PM Orbán: Countries must purchase as many coronavirus vaccines as possible
PM Orbán said that in a pandemic, a politician’s job was to take responsibility and protect the health and lives of his country’s citizens.
The prime minister said countries must quickly purchase as many coronavirus vaccines as possible, regardless of whether they come from the East or the West.
During an interview with German news portal Focus Online, when asked about Hungary’s decision to buy Russia’s Sputnik V vaccine, Prime Minister Viktor Orbán said that in a pandemic, a politician’s job was to take responsibility and protect the health and lives of his country’s citizens. He said there were no “Eastern or Western vaccines”; only good or bad ones. When the Hungarian authorities conclude that a vaccine is safe and effective, they authorise it, he added. “From that point on, to me, a vaccine that has been granted authorization is a Hungarian vaccine I can use to save the lives of my compatriots,” PM Orbán said.
According to MTI, the prime minister said it was possible to treat the procurement of vaccines and the tense relations between the European Union and Russia as separate issues. He underscored that human life and the protection of health took precedence over political, including geopolitical considerations.
“Looking at it objectively, it’s clear that the eastern part of Europe developed a vaccination culture during the communist era which led to eastern Europe eradicating the polio virus a lot sooner than western Europe, where the Russian vaccine was not adopted for ideological reasons,” PM Orbán said.

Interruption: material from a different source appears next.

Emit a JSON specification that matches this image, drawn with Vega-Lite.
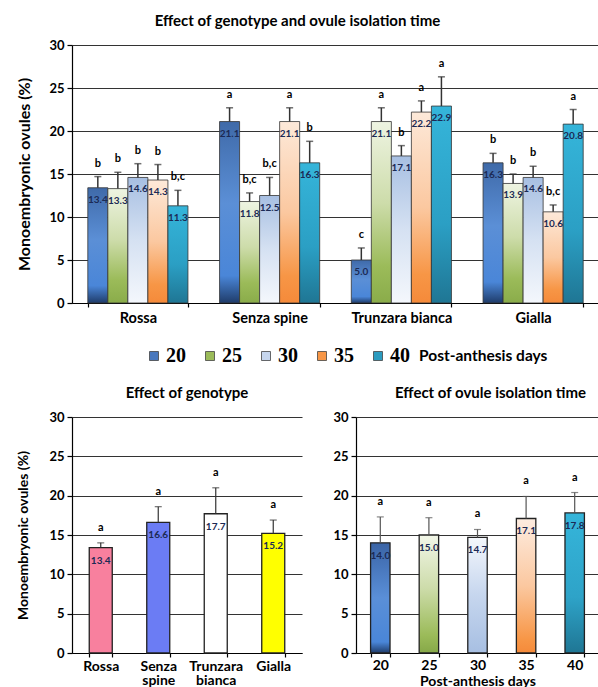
{
  "$schema": "https://vega.github.io/schema/vega-lite/v6.json",
  "padding": {"left": 16, "top": 14, "right": 0, "bottom": 0},
  "spacing": 20,
  "resolve": {"scale": {"fill": "independent", "y": "independent", "x": "independent"}, "legend": {"fill": "independent"}},
  "config": {
    "view": {"stroke": null},
    "font": "Lato",
    "axis": {"labelFont": "Lato", "labelFontWeight": "bold", "labelColor": "#000", "titleFont": "Lato", "titleFontWeight": "bold", "titleColor": "#000", "domainColor": "#000", "tickColor": "#000", "gridColor": "#333", "domainWidth": 1.2, "tickWidth": 1.2},
    "title": {"font": "Lato", "fontWeight": "bold", "color": "#000", "fontSize": 15}
  },
  "vconcat": [
    {
      "title": {"text": "Effect of genotype and ovule isolation time", "dx": -38, "offset": 10, "fontSize": 15},
      "width": 527,
      "height": 258,
      "data": {"values": [
        {"G": "Rossa", "Day": "20", "v": 13.4, "e": 14.7, "L": "b"},
        {"G": "Rossa", "Day": "25", "v": 13.3, "e": 15.2, "L": "b"},
        {"G": "Rossa", "Day": "30", "v": 14.6, "e": 16.2, "L": "b"},
        {"G": "Rossa", "Day": "35", "v": 14.3, "e": 16.1, "L": "b"},
        {"G": "Rossa", "Day": "40", "v": 11.3, "e": 13.1, "L": "b,c"},
        {"G": "Senza spine", "Day": "20", "v": 21.1, "e": 22.7, "L": "a"},
        {"G": "Senza spine", "Day": "25", "v": 11.8, "e": 12.8, "L": "b,c"},
        {"G": "Senza spine", "Day": "30", "v": 12.5, "e": 14.6, "L": "b,c"},
        {"G": "Senza spine", "Day": "35", "v": 21.1, "e": 22.7, "L": "a"},
        {"G": "Senza spine", "Day": "40", "v": 16.3, "e": 18.8, "L": "b"},
        {"G": "Trunzara bianca", "Day": "20", "v": 5.0, "e": 6.4, "L": "c"},
        {"G": "Trunzara bianca", "Day": "25", "v": 21.1, "e": 22.7, "L": "a"},
        {"G": "Trunzara bianca", "Day": "30", "v": 17.1, "e": 18.3, "L": "b"},
        {"G": "Trunzara bianca", "Day": "35", "v": 22.2, "e": 23.5, "L": "a"},
        {"G": "Trunzara bianca", "Day": "40", "v": 22.9, "e": 26.3, "L": "a"},
        {"G": "Gialla", "Day": "20", "v": 16.3, "e": 17.4, "L": "b"},
        {"G": "Gialla", "Day": "25", "v": 13.9, "e": 15.0, "L": "b"},
        {"G": "Gialla", "Day": "30", "v": 14.6, "e": 15.9, "L": "b"},
        {"G": "Gialla", "Day": "35", "v": 10.6, "e": 11.4, "L": "b,c"},
        {"G": "Gialla", "Day": "40", "v": 20.8, "e": 22.5, "L": "a"}
      ]},
      "encoding": {
        "x": {"field": "G", "type": "nominal", "sort": ["Rossa", "Senza spine", "Trunzara bianca", "Gialla"], "scale": {"paddingInner": 0.24, "paddingOuter": 0.12}, "axis": {"title": null, "labelAngle": 0, "tickBand": "extent", "labelFontSize": 14.5, "labelPadding": 4, "tickSize": 4}},
        "xOffset": {"field": "Day", "type": "nominal", "sort": ["20", "25", "30", "35", "40"], "scale": {"paddingInner": 0, "paddingOuter": 0}},
        "y": {"field": "v", "type": "quantitative", "title": "Monoembryonic ovules (%)", "scale": {"domain": [0, 30]}, "axis": {"values": [0, 5, 10, 15, 20, 25, 30], "grid": true, "tickSize": 5, "labelFontSize": 13, "labelPadding": 3, "titleFontSize": 16, "titlePadding": 16}}
      },
      "layer": [
        {
          "mark": {"type": "bar", "stroke": "#333", "strokeWidth": 0.8},
          "encoding": {
            "fill": {
              "field": "Day", "type": "nominal",
              "scale": {"domain": ["20", "25", "30", "35", "40"], "range": ["#4a78bd", "#9bbb59", "#c6d6ee", "#f79646", "#2b9bbf"]},
              "legend": {"orient": "none", "legendX": 72, "legendY": 301, "padding": 0, "direction": "horizontal", "columns": 5, "title": "Post-anthesis days", "titleOrient": "right", "titleFont": "Lato", "titleFontSize": 15.5, "titleFontWeight": "bold", "titleColor": "#000", "titlePadding": 9, "labelFont": "Liberation Serif", "labelFontSize": 20, "labelFontWeight": "bold", "labelColor": "#000", "labelOffset": 2, "symbolType": "square", "symbolSize": 81, "symbolStrokeColor": "#444", "symbolStrokeWidth": 0.8, "columnPadding": 14},
              "condition": [
                {"test": "datum.Day === '20'", "value": {"gradient": "linear", "x1": 0, "y1": 0, "x2": 0, "y2": 1, "stops": [{"offset": 0, "color": "#3f6aa9"}, {"offset": 0.45, "color": "#5b8fd6"}, {"offset": 0.85, "color": "#4a86d8"}, {"offset": 1, "color": "#1f3c6a"}]}},
                {"test": "datum.Day === '25'", "value": {"gradient": "linear", "x1": 0, "y1": 0, "x2": 0, "y2": 1, "stops": [{"offset": 0, "color": "#eef4e2"}, {"offset": 0.45, "color": "#cddcaa"}, {"offset": 0.8, "color": "#9bbb59"}, {"offset": 1, "color": "#8aac4a"}]}},
                {"test": "datum.Day === '30'", "value": {"gradient": "linear", "x1": 0, "y1": 0, "x2": 0, "y2": 1, "stops": [{"offset": 0, "color": "#a7bfe2"}, {"offset": 0.5, "color": "#d5e1f2"}, {"offset": 1, "color": "#f4f7fc"}]}},
                {"test": "datum.Day === '35'", "value": {"gradient": "linear", "x1": 0, "y1": 0, "x2": 0, "y2": 1, "stops": [{"offset": 0, "color": "#fde9d9"}, {"offset": 0.5, "color": "#fbc8a0"}, {"offset": 0.85, "color": "#f79646"}, {"offset": 1, "color": "#f58a3a"}]}},
                {"test": "datum.Day === '40'", "value": {"gradient": "linear", "x1": 0, "y1": 0, "x2": 0, "y2": 1, "stops": [{"offset": 0, "color": "#35b5da"}, {"offset": 0.6, "color": "#2b9fc4"}, {"offset": 1, "color": "#1f7694"}]}}
              ]
            }
          }
        },
        {
          "mark": {"type": "rule", "color": "#333", "strokeWidth": 1.5},
          "encoding": {"y2": {"field": "e"}}
        },
        {
          "mark": {"type": "tick", "color": "#333", "thickness": 1.5, "size": 7},
          "encoding": {"y": {"field": "e", "type": "quantitative", "title": "Monoembryonic ovules (%)"}}
        },
        {
          "mark": {"type": "text", "dy": 12, "fontWeight": "bold", "fontSize": 10, "color": "#1b2a55"},
          "encoding": {"text": {"field": "v", "type": "quantitative", "format": ".1f"}}
        },
        {
          "mark": {"type": "text", "dy": -13, "fontWeight": "bold", "fontSize": 11, "color": "#000"},
          "encoding": {"y": {"field": "e", "type": "quantitative", "title": "Monoembryonic ovules (%)"}, "text": {"field": "L"}}
        }
      ]
    },
    {
      "spacing": 30,
      "resolve": {"scale": {"fill": "independent", "y": "independent", "x": "independent"}, "legend": {"fill": "independent"}},
      "hconcat": [
        {
          "title": {"text": "Effect of genotype", "offset": 10},
          "width": 230,
          "height": 236,
          "data": {"values": [
            {"G": "Rossa", "v": 13.4, "e": 14.0, "L": "a"},
            {"G": "Senza spine", "v": 16.6, "e": 18.6, "L": "a"},
            {"G": "Trunzara bianca", "v": 17.7, "e": 21.0, "L": "a"},
            {"G": "Gialla", "v": 15.2, "e": 16.9, "L": "a"}
          ]},
          "encoding": {
            "x": {"field": "G", "type": "nominal", "sort": ["Rossa", "Senza spine", "Trunzara bianca", "Gialla"], "scale": {"paddingInner": 0.6, "paddingOuter": 0.3}, "axis": {"title": null, "labelAngle": 0, "tickBand": "extent", "labelFontSize": 14, "labelPadding": 2, "tickSize": 4, "labelExpr": "split(datum.label, ' ')", "labelLineHeight": 14}},
            "y": {"field": "v", "type": "quantitative", "title": "Monoembryonic ovules (%)", "scale": {"domain": [0, 30]}, "axis": {"values": [0, 5, 10, 15, 20, 25, 30], "grid": true, "tickSize": 5, "labelFontSize": 13, "labelPadding": 3, "titleFontSize": 14, "titlePadding": 18}}
          },
          "layer": [
            {
              "mark": {"type": "bar", "stroke": "#222", "strokeWidth": 1.3},
              "encoding": {
                "fill": {"field": "G", "type": "nominal", "scale": {"domain": ["Rossa", "Senza spine", "Trunzara bianca", "Gialla"], "range": ["#f8809e", "#6b7cf4", "#ffffff", "#ffff00"]}, "legend": null}
              }
            },
            {
              "mark": {"type": "rule", "color": "#333", "strokeWidth": 1.2},
              "encoding": {"y2": {"field": "e"}}
            },
            {
              "mark": {"type": "tick", "color": "#333", "thickness": 1.2, "size": 7},
              "encoding": {"y": {"field": "e", "type": "quantitative", "title": "Monoembryonic ovules (%)"}}
            },
            {
              "mark": {"type": "text", "dy": 13, "fontWeight": "bold", "fontSize": 10, "color": "#1b2a55"},
              "encoding": {"text": {"field": "v", "type": "quantitative", "format": ".1f"}}
            },
            {
              "mark": {"type": "text", "dy": -15, "fontWeight": "bold", "fontSize": 11, "color": "#000"},
              "encoding": {"y": {"field": "e", "type": "quantitative", "title": "Monoembryonic ovules (%)"}, "text": {"field": "L"}}
            }
          ]
        },
        {
          "title": {"text": "Effect of ovule isolation time", "offset": 10, "dx": 13},
          "width": 243,
          "height": 236,
          "data": {"values": [
            {"Day": "20", "v": 14.0, "e": 17.3, "L": "a"},
            {"Day": "25", "v": 15.0, "e": 17.2, "L": "a"},
            {"Day": "30", "v": 14.7, "e": 15.7, "L": "a"},
            {"Day": "35", "v": 17.1, "e": 19.9, "L": "a"},
            {"Day": "40", "v": 17.8, "e": 20.4, "L": "a"}
          ]},
          "encoding": {
            "x": {"field": "Day", "type": "nominal", "sort": ["20", "25", "30", "35", "40"], "scale": {"paddingInner": 0.6, "paddingOuter": 0.3}, "axis": {"title": "Post-anthesis days", "titleFontSize": 14, "titlePadding": 2, "labelAngle": 0, "tickBand": "extent", "labelFontSize": 14, "labelPadding": 1, "tickSize": 4}},
            "y": {"field": "v", "type": "quantitative", "title": null, "scale": {"domain": [0, 30]}, "axis": {"values": [0, 5, 10, 15, 20, 25, 30], "grid": true, "tickSize": 5, "labelFontSize": 13, "labelPadding": 3}}
          },
          "layer": [
            {
              "mark": {"type": "bar", "stroke": "#222", "strokeWidth": 1.3},
              "encoding": {
                "fill": {
                  "field": "Day", "type": "nominal", "legend": null,
                  "scale": {"domain": ["20", "25", "30", "35", "40"], "range": ["#4a78bd", "#9bbb59", "#c6d6ee", "#f79646", "#2b9bbf"]},
                  "condition": [
                    {"test": "datum.Day === '20'", "value": {"gradient": "linear", "x1": 0, "y1": 0, "x2": 0, "y2": 1, "stops": [{"offset": 0, "color": "#3a64a6"}, {"offset": 0.5, "color": "#5a8fd8"}, {"offset": 0.9, "color": "#4a86d8"}, {"offset": 1, "color": "#1f3c6a"}]}},
                    {"test": "datum.Day === '25'", "value": {"gradient": "linear", "x1": 0, "y1": 0, "x2": 0, "y2": 1, "stops": [{"offset": 0, "color": "#f2f6e8"}, {"offset": 0.45, "color": "#cddcaa"}, {"offset": 0.85, "color": "#9bbb59"}, {"offset": 1, "color": "#86a848"}]}},
                    {"test": "datum.Day === '30'", "value": {"gradient": "linear", "x1": 0, "y1": 0, "x2": 0, "y2": 1, "stops": [{"offset": 0, "color": "#f4f7fc"}, {"offset": 0.5, "color": "#c6d6ee"}, {"offset": 1, "color": "#a7bfe2"}]}},
                    {"test": "datum.Day === '35'", "value": {"gradient": "linear", "x1": 0, "y1": 0, "x2": 0, "y2": 1, "stops": [{"offset": 0, "color": "#fdece0"}, {"offset": 0.5, "color": "#fbc8a0"}, {"offset": 0.9, "color": "#f79646"}, {"offset": 1, "color": "#f58a3a"}]}},
                    {"test": "datum.Day === '40'", "value": {"gradient": "linear", "x1": 0, "y1": 0, "x2": 0, "y2": 1, "stops": [{"offset": 0, "color": "#35b5da"}, {"offset": 0.6, "color": "#2ea3c8"}, {"offset": 1, "color": "#1f7694"}]}}
                  ]
                }
              }
            },
            {
              "mark": {"type": "rule", "color": "#555", "strokeWidth": 1.2},
              "encoding": {"y2": {"field": "e"}}
            },
            {
              "mark": {"type": "tick", "color": "#555", "thickness": 1.2, "size": 7},
              "encoding": {"y": {"field": "e", "type": "quantitative", "title": null}}
            },
            {
              "mark": {"type": "text", "dy": 13, "fontWeight": "bold", "fontSize": 10, "color": "#1b2a55"},
              "encoding": {"text": {"field": "v", "type": "quantitative", "format": ".1f"}}
            },
            {
              "mark": {"type": "text", "dy": -15, "fontWeight": "bold", "fontSize": 11, "color": "#000"},
              "encoding": {"y": {"field": "e", "type": "quantitative", "title": null}, "text": {"field": "L"}}
            }
          ]
        }
      ]
    }
  ]
}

When asked about the European Union’s centralized vaccine procurement program, PM Orbán said it had become clear that “this was the wrong decision.” The United States, Britain, Israel and even Serbia “are well ahead of us EU member states”, he said, adding at the same time that it was now “too late” to change course and “complaining is pointless”. “Let the European Commission do what it has to do,” PM Orbán said. “We won’t get in its way and we’ll support it wherever we can, but out of responsibility for our people, we’ll exercise our national competences.”
Finally, when asked why he did not consider Hungary to be bound by the EU decision on vaccine procurement, PM Orbán said: “Brussels follows its own logic. It doesn’t take into consideration the importance of the time factor and is too slow to issue approvals and doesn’t appear to be talking to suppliers from a position of strength.” However, EU regulations do not bar member states from acting on their own, and the Hungarian government has taken advantage of this, he said.